Source code of charts:
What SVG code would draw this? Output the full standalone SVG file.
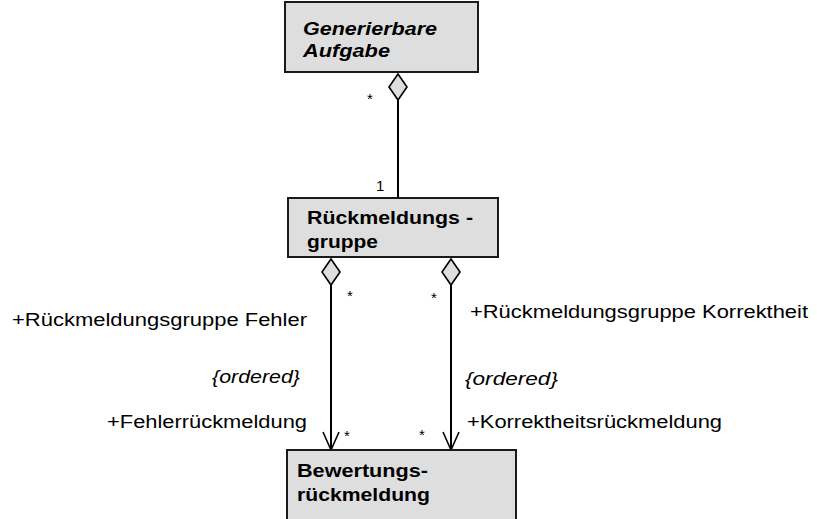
<svg xmlns="http://www.w3.org/2000/svg" width="817" height="519" viewBox="0 0 817 519">
  <style>
    .box { fill: #dedede; stroke: #1a1a1a; stroke-width: 2; }
    .cls { font-family: "Liberation Sans", Arial, sans-serif; font-size: 18px; font-weight: bold; fill: #000; }
    .abs { font-style: italic; }
    .lbl { font-family: "Liberation Sans", Arial, sans-serif; font-size: 18px; fill: #000; }
    .ord { font-style: italic; }
    .mult { font-family: "Liberation Sans", Arial, sans-serif; font-size: 15px; fill: #000; }
    .edge { fill: none; stroke: #000; stroke-width: 2; }
    .diamond { fill: #dedede; stroke: #000; stroke-width: 1.6; }
    .head { fill: none; stroke: #000; stroke-width: 1.6; }
  </style>

  <!-- connectors: aggregations and navigable associations -->
  <g id="connectors">
    <line class="edge" x1="398" y1="100" x2="398" y2="198"/>
    <polygon class="diamond" points="398,74 407,87 398,100 389,87"/>

    <line class="edge" x1="331" y1="285" x2="331" y2="450"/>
    <polygon class="diamond" points="331,259 340,272 331,285 322,272"/>
    <polyline class="head" points="323,432 331,450 339,432"/>

    <line class="edge" x1="451" y1="285" x2="451" y2="450"/>
    <polygon class="diamond" points="451,259 460,272 451,285 442,272"/>
    <polyline class="head" points="443,432 451,450 459,432"/>

    <!-- multiplicities -->
    <text class="mult" x="367" y="104">*</text>
    <text class="mult" x="376" y="191">1</text>
    <text class="mult" x="347" y="301">*</text>
    <text class="mult" x="431" y="303">*</text>
    <text class="mult" x="344" y="441">*</text>
    <text class="mult" x="419" y="440">*</text>

    <!-- role names and constraints -->
    <text class="lbl" x="12" y="326" textLength="295" lengthAdjust="spacingAndGlyphs">+Rückmeldungsgruppe Fehler</text>
    <text class="lbl ord" x="212" y="383" textLength="88" lengthAdjust="spacingAndGlyphs">{ordered}</text>
    <text class="lbl" x="107" y="428" textLength="200" lengthAdjust="spacingAndGlyphs">+Fehlerrückmeldung</text>
    <text class="lbl" x="470" y="318" textLength="338" lengthAdjust="spacingAndGlyphs">+Rückmeldungsgruppe Korrektheit</text>
    <text class="lbl ord" x="465" y="385" textLength="93" lengthAdjust="spacingAndGlyphs">{ordered}</text>
    <text class="lbl" x="467" y="428" textLength="255" lengthAdjust="spacingAndGlyphs">+Korrektheitsrückmeldung</text>
  </g>

  <g id="generierbare-aufgabe">
    <rect class="box" x="285" y="2" width="193" height="70"/>
    <text class="cls abs" x="303" y="35" textLength="134" lengthAdjust="spacingAndGlyphs">Generierbare</text>
    <text class="cls abs" x="303" y="57" textLength="87" lengthAdjust="spacingAndGlyphs">Aufgabe</text>
  </g>

  <g id="rueckmeldungsgruppe">
    <rect class="box" x="288" y="198" width="210" height="59"/>
    <text class="cls" x="307" y="224" textLength="166" lengthAdjust="spacingAndGlyphs">Rückmeldungs -</text>
    <text class="cls" x="307" y="248" textLength="71" lengthAdjust="spacingAndGlyphs">gruppe</text>
  </g>

  <g id="bewertungsrueckmeldung">
    <rect class="box" x="287" y="450" width="229" height="80"/>
    <text class="cls" x="297" y="477" textLength="131" lengthAdjust="spacingAndGlyphs">Bewertungs-</text>
    <text class="cls" x="297" y="501" textLength="133" lengthAdjust="spacingAndGlyphs">rückmeldung</text>
  </g>
</svg>
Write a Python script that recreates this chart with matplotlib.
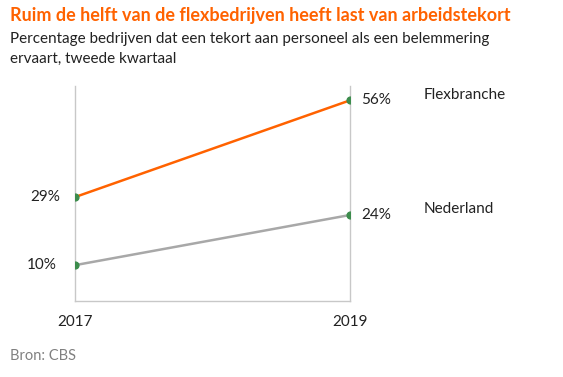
import matplotlib
matplotlib.use("Agg")
import matplotlib.pyplot as plt

years = [2017, 2019]
year_labels = ["2017", "2019"]
flex = [29, 56]
nl = [10, 24]
series_names = ["Flexbranche", "Nederland"]

plt.rcParams['font.family'] = ['Lato', 'DejaVu Sans']

W, H = 563, 377
fig = plt.figure(figsize=(W/100, H/100), dpi=100)
x0, x1 = 75, 350
y_top, y_bot = 86, 301
ax = fig.add_axes([x0/W, 1 - y_bot/H, (x1-x0)/W, (y_bot-y_top)/H])
ax.set_xlim(2017, 2019)
ax.set_ylim(0, 60)

orange = "#FF6200"
grey = "#A8A8A8"
green = "#3C8C4C"
ax.plot(years, flex, color=orange, lw=1.8, zorder=3)
ax.plot(years, nl, color=grey, lw=1.8, zorder=3)
ax.scatter(years, flex, s=24, color=green, zorder=4)
ax.scatter(years, nl, s=24, color=green, zorder=4)

for s in ["left", "right", "bottom"]:
    ax.spines[s].set_color("#C8C8C8")
    ax.spines[s].set_linewidth(1)
ax.spines["top"].set_visible(False)
ax.set_xticks(years)
ax.set_xticklabels(year_labels, fontsize=11, color="#222222")
ax.tick_params(axis="x", length=0, pad=10)
ax.set_yticks([])

txt = "#222222"
ax.annotate(f"{flex[0]}%", (years[0], flex[0]), xytext=(-11, 0), textcoords="offset points",
            ha="right", va="center", fontsize=11, color=txt)
ax.annotate(f"{nl[0]}%", (years[0], nl[0]), xytext=(-13, 0), textcoords="offset points",
            ha="right", va="center", fontsize=11, color=txt)
ax.annotate(f"{flex[1]}%", (years[1], flex[1]), xytext=(8, 0), textcoords="offset points",
            ha="left", va="center", fontsize=11, color=txt)
ax.annotate(f"{nl[1]}%", (years[1], nl[1]), xytext=(8, 0), textcoords="offset points",
            ha="left", va="center", fontsize=11, color=txt)
ax.annotate(series_names[0], (years[1], flex[1]), xytext=(53, 4), textcoords="offset points",
            ha="left", va="center", fontsize=11, color=txt)
ax.annotate(series_names[1], (years[1], nl[1]), xytext=(53, 4), textcoords="offset points",
            ha="left", va="center", fontsize=11, color=txt)

fig.text(10/W, 1 - 15/H, "Ruim de helft van de flexbedrijven heeft last van arbeidstekort",
         color=orange, fontsize=13, fontweight="bold", va="center", ha="left")
fig.text(10/W, 1 - 39/H, "Percentage bedrijven dat een tekort aan personeel als een belemmering",
         color=txt, fontsize=11, va="center", ha="left")
fig.text(10/W, 1 - 59/H, "ervaart, tweede kwartaal",
         color=txt, fontsize=11, va="center", ha="left")
fig.text(10/W, 1 - 356/H, "Bron: CBS", color="#808080", fontsize=10.5, va="center", ha="left")

fig.savefig("out.png", dpi=100)
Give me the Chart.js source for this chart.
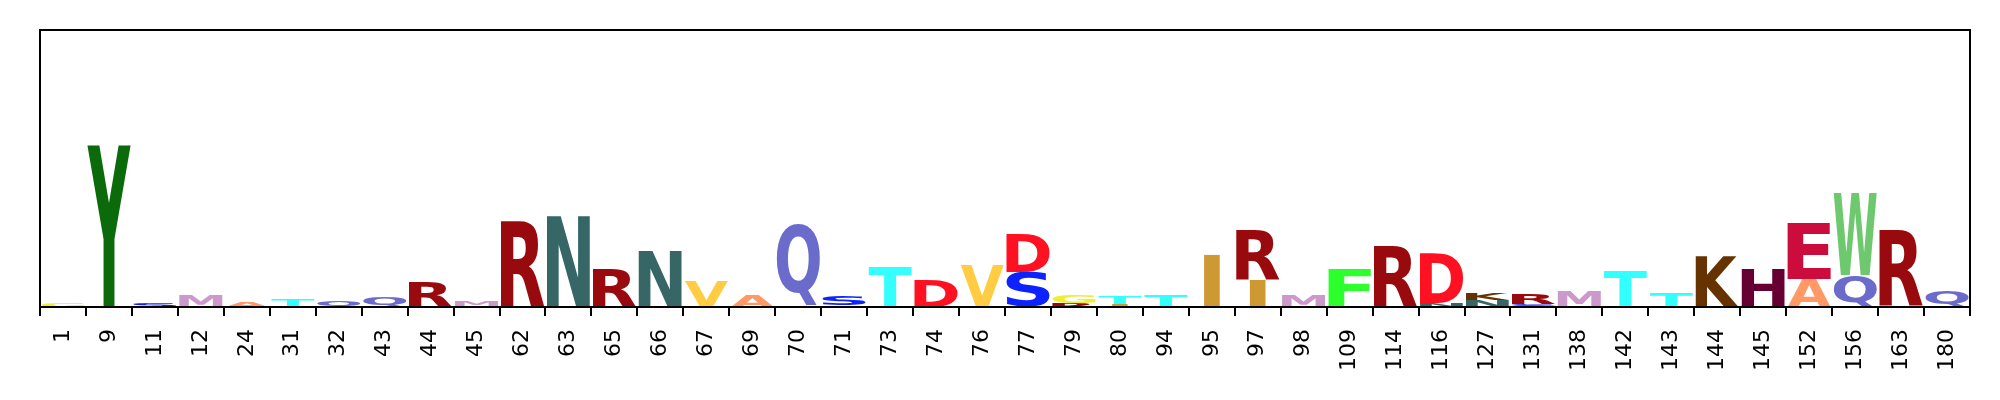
<!DOCTYPE html>
<html>
<head>
<meta charset="utf-8">
<script src="https://cdn.jsdelivr.net/npm/chart.js@4"></script>
<style>
  html, body { margin: 0; padding: 0; background: #ffffff; }
  canvas { display: block; }
</style>
</head>
<body>
<canvas id="c" width="2000" height="400"></canvas>
<script>
// Sequence positions (x categories)
const positions = ['1','9','11','12','24','31','32','43','44','45','62','63','65','66','67','69','70','71','73','74','76','77','79','80','94','95','97','98','109','114','116','127','131','138','142','143','144','145','152','156','163','180'];

// Lower letter of each stack and its height (bits)
const lowerLetters = ['G','Y','S','M','A','T','Q','Q','R','T','W','K','R','N','V','A','R','I','T','D','V','S','R','I','T','I','I','M','F','R','N','N','S','M','T','T','K','H','A','Q','I','Q'];
const lowerHeights = [0.058,2.508,0.054,0.180,0.070,0.112,0.087,0.140,0.389,0.020,0.023,0.016,0.583,0.879,0.404,0.171,0.023,0.023,0.631,0.428,0.645,0.544,0.067,0.042,0.179,0.804,0.420,0.190,0.596,0.956,0.058,0.104,0.042,0.233,0.580,0.218,0.793,0.596,0.435,0.502,0.016,0.243];

// Upper letter of each stack and its height (bits)
const upperLetters = ['','','','','','','','','','M','R','N','','','','','Q','S','','','','D','G','T','','','R','','','','D','K','R','','','','','','E','W','R',''];
const upperHeights = [0,0,0,0,0,0,0,0,0,0.082,1.322,1.407,0,0,0,0,1.267,0.140,0,0,0,0.580,0.129,0.129,0,0,0.762,0,0,0,0.778,0.104,0.156,0,0,0,0,0,0.879,1.280,1.186,0];

const yMax = 4.32;

const letterColors = {
  A:'#ff9966', D:'#ff1122', E:'#cc0c3c', F:'#2cff2c', G:'#eeee33', H:'#660033',
  I:'#cc9933', K:'#663300', M:'#cc99cc', N:'#366766', Q:'#6b6bcc', R:'#990a0e',
  S:'#0c22ff', T:'#33ffff', V:'#ffcc44', W:'#6ec86e', Y:'#0b6b0b'
};

const logoPlugin = {
  id: 'logoLetters',
  afterDatasetsDraw(chart) {
    const ctx = chart.ctx;
    ctx.save();
    ctx.font = 'bold 200px "DejaVu Sans"';
    const mE = ctx.measureText('E');
    const eWidth = mE.actualBoundingBoxLeft + mE.actualBoundingBoxRight;
    ctx.restore();
    chart.data.datasets.forEach((ds, di) => {
      const meta = chart.getDatasetMeta(di);
      meta.data.forEach((el, i) => {
        const ch = ds.letters[i];
        if (!ch || !ds.data[i]) return;
        const p = el.getProps(['x', 'y', 'base', 'width'], true);
        const top = Math.min(p.y, p.base);
        const h = Math.abs(p.base - p.y);
        const w = p.width;
        ctx.save();
        ctx.font = 'bold 200px "DejaVu Sans"';
        ctx.textAlign = 'left';
        ctx.textBaseline = 'alphabetic';
        const m = ctx.measureText(ch);
        const iw = m.actualBoundingBoxLeft + m.actualBoundingBoxRight;
        const ih = m.actualBoundingBoxAscent + m.actualBoundingBoxDescent;
        const sx = Math.min(w / iw, w / eWidth);
        const drawnW = iw * sx;
        ctx.translate(p.x - drawnW / 2, top);
        ctx.scale(sx, h / ih);
        ctx.fillStyle = letterColors[ch] || '#000';
        ctx.fillText(ch, m.actualBoundingBoxLeft, m.actualBoundingBoxAscent);
        ctx.restore();
      });
    });
  },
  afterDraw(chart) {
    const a = chart.chartArea;
    const ctx = chart.ctx;
    ctx.save();
    ctx.strokeStyle = '#000';
    ctx.lineWidth = 2;
    ctx.strokeRect(a.left, a.top, a.right - a.left, a.bottom - a.top);
    ctx.restore();
  }
};

new Chart(document.getElementById('c'), {
  type: 'bar',
  data: {
    labels: positions,
    datasets: [
      { data: lowerHeights, letters: lowerLetters, backgroundColor: 'rgba(0,0,0,0)', borderWidth: 0, barPercentage: 0.94, categoryPercentage: 1.0 },
      { data: upperHeights, letters: upperLetters, backgroundColor: 'rgba(0,0,0,0)', borderWidth: 0, barPercentage: 0.94, categoryPercentage: 1.0 }
    ]
  },
  options: {
    responsive: false,
    animation: false,
    devicePixelRatio: 1,
    layout: { padding: { left: 40, right: 30, top: 30, bottom: 0 } },
    plugins: { legend: { display: false }, tooltip: { enabled: false } },
    scales: {
      x: {
        stacked: true,
        offset: true,
        border: { display: false },
        grid: { display: true, drawOnChartArea: false, drawTicks: true, tickLength: 9, color: '#000', lineWidth: 2 },
        ticks: {
          autoSkip: false, maxRotation: 90, minRotation: 90, padding: 13,
          color: '#000', font: { family: '"DejaVu Sans"', size: 22 }
        },
        afterFit(scale) { scale.height = 93; }
      },
      y: {
        stacked: true,
        display: false,
        min: 0,
        max: yMax
      }
    }
  },
  plugins: [logoPlugin]
});
</script>
</body>
</html>
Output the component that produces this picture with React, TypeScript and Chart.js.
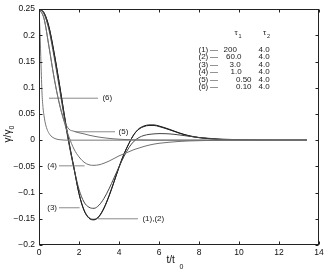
import React, { useEffect, useRef } from "react";
import { Chart, registerables } from "chart.js";

Chart.register(...registerables);

// ---- data ----
const tGrid = [0, 0.25, 0.5, 0.75, 1.0, 1.25, 1.5, 1.75, 2.0, 2.25, 2.5, 2.75, 3.0, 3.25, 3.5, 3.75, 4.0, 4.25, 4.5, 4.75, 5.0, 5.25, 5.5, 5.75, 6.0, 6.5, 7.0, 7.5, 8.0, 8.5, 9.0, 10.0, 11.0, 12.0, 13.4];

const curve1 = [0.25, 0.243, 0.216, 0.168, 0.112, 0.052, -0.004, -0.053, -0.102, -0.134, -0.149, -0.152, -0.146, -0.13, -0.107, -0.08, -0.052, -0.027, -0.006, 0.011, 0.022, 0.027, 0.029, 0.029, 0.027, 0.021, 0.014, 0.0085, 0.005, 0.003, 0.0015, 0.0005, 0.0001, 0, 0];
const curve2 = [0.25, 0.243, 0.215, 0.167, 0.111, 0.051, -0.005, -0.054, -0.102, -0.133, -0.148, -0.151, -0.145, -0.129, -0.106, -0.079, -0.051, -0.026, -0.006, 0.011, 0.021, 0.026, 0.028, 0.028, 0.026, 0.02, 0.0135, 0.008, 0.0048, 0.0029, 0.0015, 0.0005, 0.0001, 0, 0];
const curve3 = [0.25, 0.241, 0.21, 0.16, 0.104, 0.046, -0.008, -0.054, -0.094, -0.118, -0.128, -0.13, -0.124, -0.111, -0.093, -0.072, -0.051, -0.031, -0.014, -0.002, 0.005, 0.009, 0.011, 0.012, 0.0125, 0.012, 0.01, 0.0075, 0.005, 0.0035, 0.0022, 0.0008, 0.0002, 0, 0];
const curve4 = [0.25, 0.232, 0.178, 0.12, 0.072, 0.036, 0.006, -0.017, -0.032, -0.042, -0.047, -0.048, -0.047, -0.044, -0.04, -0.035, -0.03, -0.026, -0.022, -0.018, -0.015, -0.012, -0.0095, -0.0075, -0.006, -0.004, -0.0025, -0.0015, -0.001, -0.0005, -0.0003, -0.0001, 0, 0, 0];
const curve5 = [0.25, 0.232, 0.178, 0.12, 0.073, 0.038, 0.021, 0.017, 0.014, 0.012, 0.0095, 0.0075, 0.0058, 0.0045, 0.0034, 0.0025, 0.0018, 0.0013, 0.001, 0.0007, 0.0005, 0.0003, 0.0002, 0.0001, 0, 0, 0, 0, 0, 0, 0, 0, 0, 0, 0];

const tGrid6 = [0, 0.05, 0.1, 0.15, 0.2, 0.25, 0.3, 0.4, 0.5, 0.6, 0.7, 0.8, 1.0, 1.5, 2.0, 13.4];
const curve6 = [0.25, 0.205, 0.145, 0.09, 0.062, 0.047, 0.035, 0.021, 0.013, 0.008, 0.005, 0.003, 0.001, 0, 0, 0];

const xTicks = [0, 2, 4, 6, 8, 10, 12, 14];
const xTickLabels = ["0", "2", "4", "6", "8", "10", "12", "14"];
const yTicks = [-0.2, -0.15, -0.1, -0.05, 0, 0.05, 0.1, 0.15, 0.2, 0.25];
const yTickLabels = ["\u22120.2", "\u22120.15", "\u22120.1", "\u22120.05", "0", "0.05", "0.1", "0.15", "0.2", "0.25"];

// leader-line annotations (data coordinates)
const annLabels = ["(6)", "(5)", "(4)", "(3)", "(1),(2)"];
const annX1 = [0.5, 1.8, 1.0, 1.0, 2.95];
const annX2 = [2.95, 3.8, 2.28, 2.03, 4.95];
const annY = [0.08, 0.016, -0.049, -0.129, -0.15];
const annTextX = [3.17, 3.98, 0.9, 0.9, 5.17];
const annTextSide = ["right", "right", "left", "left", "right"];

// legend table
const legendIds = ["(1)", "(2)", "(3)", "(4)", "(5)", "(6)"];
const tau1Values = ["200", "60.0", "3.0", "1.0", "0.50", "0.10"];
const tau2Values = ["4.0", "4.0", "4.0", "4.0", "4.0", "4.0"];

const FONT = "'Liberation Sans', Arial, Helvetica, sans-serif";

export default function App() {
  const ref = useRef<HTMLCanvasElement | null>(null);

  useEffect(() => {
    document.body.style.margin = "0";
    const canvas = ref.current;
    if (!canvas) return;

    const mk = (ts: number[], ys: number[]) => ts.map((t, i) => ({ x: t, y: ys[i] }));

    const curveDs = (data: any, color: string) => ({
      data,
      borderColor: color,
      borderWidth: 1,
      pointRadius: 0,
      fill: false,
      cubicInterpolationMode: "monotone" as const,
    });

    const annDs = annLabels.map((_, i) => ({
      data: [
        { x: annX1[i], y: annY[i] },
        { x: annX2[i], y: annY[i] },
      ],
      borderColor: "#8a8a8a",
      borderWidth: 1,
      pointRadius: 0,
      fill: false,
    }));

    const overlay = {
      id: "overlay",
      afterDraw(chart: any) {
        const { ctx, chartArea } = chart;
        const xs = chart.scales.x;
        const ys = chart.scales.y;
        ctx.save();
        // box
        ctx.strokeStyle = "#222";
        ctx.lineWidth = 1;
        const L = Math.round(chartArea.left) + 0.5;
        const R = Math.round(chartArea.right) - 0.5;
        const T = Math.round(chartArea.top) + 0.5;
        const B = Math.round(chartArea.bottom) - 0.5;
        ctx.strokeRect(L, T, R - L, B - T);
        // inward ticks
        const tl = 3;
        ctx.beginPath();
        xTicks.forEach((v) => {
          const px = Math.round(xs.getPixelForValue(v)) + 0.5;
          ctx.moveTo(px, B);
          ctx.lineTo(px, B - tl);
          ctx.moveTo(px, T);
          ctx.lineTo(px, T + tl);
        });
        yTicks.forEach((v) => {
          const py = Math.round(ys.getPixelForValue(v)) + 0.5;
          ctx.moveTo(L, py);
          ctx.lineTo(L + tl, py);
          ctx.moveTo(R, py);
          ctx.lineTo(R - tl, py);
        });
        ctx.stroke();

        // annotation labels
        ctx.fillStyle = "#222";
        ctx.font = `8px ${FONT}`;
        ctx.textBaseline = "middle";
        annLabels.forEach((lab, i) => {
          ctx.textAlign = annTextSide[i] === "right" ? "left" : "right";
          ctx.fillText(lab, xs.getPixelForValue(annTextX[i]), ys.getPixelForValue(annY[i]));
        });

        // legend table
        ctx.textAlign = "left";
        const rowY0 = 49.5;
        const rowDy = 7.45;
        const t1x = [223.5, 226, 229.5, 230.5, 236, 236];
        legendIds.forEach((id, i) => {
          const y = rowY0 + i * rowDy;
          ctx.fillText(id, 198.5, y);
          ctx.fillText("\u2014", 210, y);
          ctx.fillText(tau1Values[i], t1x[i], y);
          ctx.fillText(tau2Values[i], 258.5, y);
        });
        // headers
        ctx.font = `8px ${FONT}`;
        ctx.fillText("\u03c4", 234.5, 33);
        ctx.fillText("\u03c4", 263, 33);
        ctx.font = `5.5px ${FONT}`;
        ctx.fillText("1", 238.5, 36.5);
        ctx.fillText("2", 267, 36.5);

        // x title
        ctx.font = `10px ${FONT}`;
        ctx.textAlign = "left";
        ctx.textBaseline = "alphabetic";
        ctx.fillStyle = "#111";
        ctx.fillText("t/t", 166.5, 263);
        ctx.font = `7px ${FONT}`;
        ctx.fillText("0", 179.5, 269);

        // y title
        ctx.translate(11, 134);
        ctx.rotate(-Math.PI / 2);
        ctx.font = `10px ${FONT}`;
        const w1 = ctx.measureText("\u03b3/\u03b3").width;
        ctx.fillText("\u03b3/\u03b3", -w1 / 2 - 2, 0);
        ctx.font = `7px ${FONT}`;
        ctx.fillText("0", w1 / 2 - 2, 3);
        ctx.restore();
      },
    };

    const chart = new Chart(canvas, {
      type: "line",
      data: {
        datasets: [
          curveDs(mk(tGrid, curve5), "#707070"),
          curveDs(mk(tGrid, curve4), "#707070"),
          curveDs(mk(tGrid6, curve6), "#777777"),
          curveDs(mk(tGrid, curve3), "#444444"),
          curveDs(mk(tGrid, curve2), "#222222"),
          curveDs(mk(tGrid, curve1), "#111111"),
          ...annDs,
        ] as any,
      },
      options: {
        responsive: false,
        animation: false,
        events: [],
        layout: { padding: { top: 8, right: 8, left: 0, bottom: 0 } },
        plugins: { legend: { display: false }, tooltip: { enabled: false } },
        scales: {
          x: {
            type: "linear",
            min: 0,
            max: 14,
            grid: { display: false, drawTicks: false },
            border: { display: false },
            afterBuildTicks: (s: any) => {
              s.ticks = xTicks.map((v) => ({ value: v }));
            },
            afterFit: (s: any) => {
              s.height = 28;
            },
            ticks: {
              padding: 3,
              color: "#111",
              font: { size: 8.5, family: FONT },
              maxRotation: 0,
              autoSkip: false,
              callback: (v: any) => {
                const i = xTicks.findIndex((t) => Math.abs(t - Number(v)) < 1e-6);
                return i >= 0 ? xTickLabels[i] : "";
              },
            },
          },
          y: {
            type: "linear",
            min: -0.2,
            max: 0.25,
            grid: { display: false, drawTicks: false },
            border: { display: false },
            afterBuildTicks: (s: any) => {
              s.ticks = yTicks.map((v) => ({ value: v }));
            },
            afterFit: (s: any) => {
              s.width = 39;
            },
            ticks: {
              padding: 4,
              color: "#111",
              font: { size: 8.5, family: FONT },
              autoSkip: false,
              callback: (v: any) => {
                const i = yTicks.findIndex((t) => Math.abs(t - Number(v)) < 1e-6);
                return i >= 0 ? yTickLabels[i] : "";
              },
            },
          },
        },
      },
      plugins: [overlay],
    });

    return () => chart.destroy();
  }, []);

  return (
    <div style={{ position: "absolute", left: 0, top: 0, width: 327, height: 273, background: "#fff" }}>
      <canvas ref={ref} width={327} height={273} style={{ display: "block", width: 327, height: 273 }} />
    </div>
  );
}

(To do):
Begin at the line containing "Write a Python", end at the line containing "ax.scatter(years, nl, s=24, color=green, zorder=4)", and copy those lines word for word, both included. Skip pictures.

(Result):
Write a Python script that recreates this chart with matplotlib.
import matplotlib
matplotlib.use("Agg")
import matplotlib.pyplot as plt

years = [2017, 2019]
year_labels = ["2017", "2019"]
flex = [29, 56]
nl = [10, 24]
series_names = ["Flexbranche", "Nederland"]

plt.rcParams['font.family'] = ['Lato', 'DejaVu Sans']

W, H = 563, 377
fig = plt.figure(figsize=(W/100, H/100), dpi=100)
x0, x1 = 75, 350
y_top, y_bot = 86, 301
ax = fig.add_axes([x0/W, 1 - y_bot/H, (x1-x0)/W, (y_bot-y_top)/H])
ax.set_xlim(2017, 2019)
ax.set_ylim(0, 60)

orange = "#FF6200"
grey = "#A8A8A8"
green = "#3C8C4C"
ax.plot(years, flex, color=orange, lw=1.8, zorder=3)
ax.plot(years, nl, color=grey, lw=1.8, zorder=3)
ax.scatter(years, flex, s=24, color=green, zorder=4)
ax.scatter(years, nl, s=24, color=green, zorder=4)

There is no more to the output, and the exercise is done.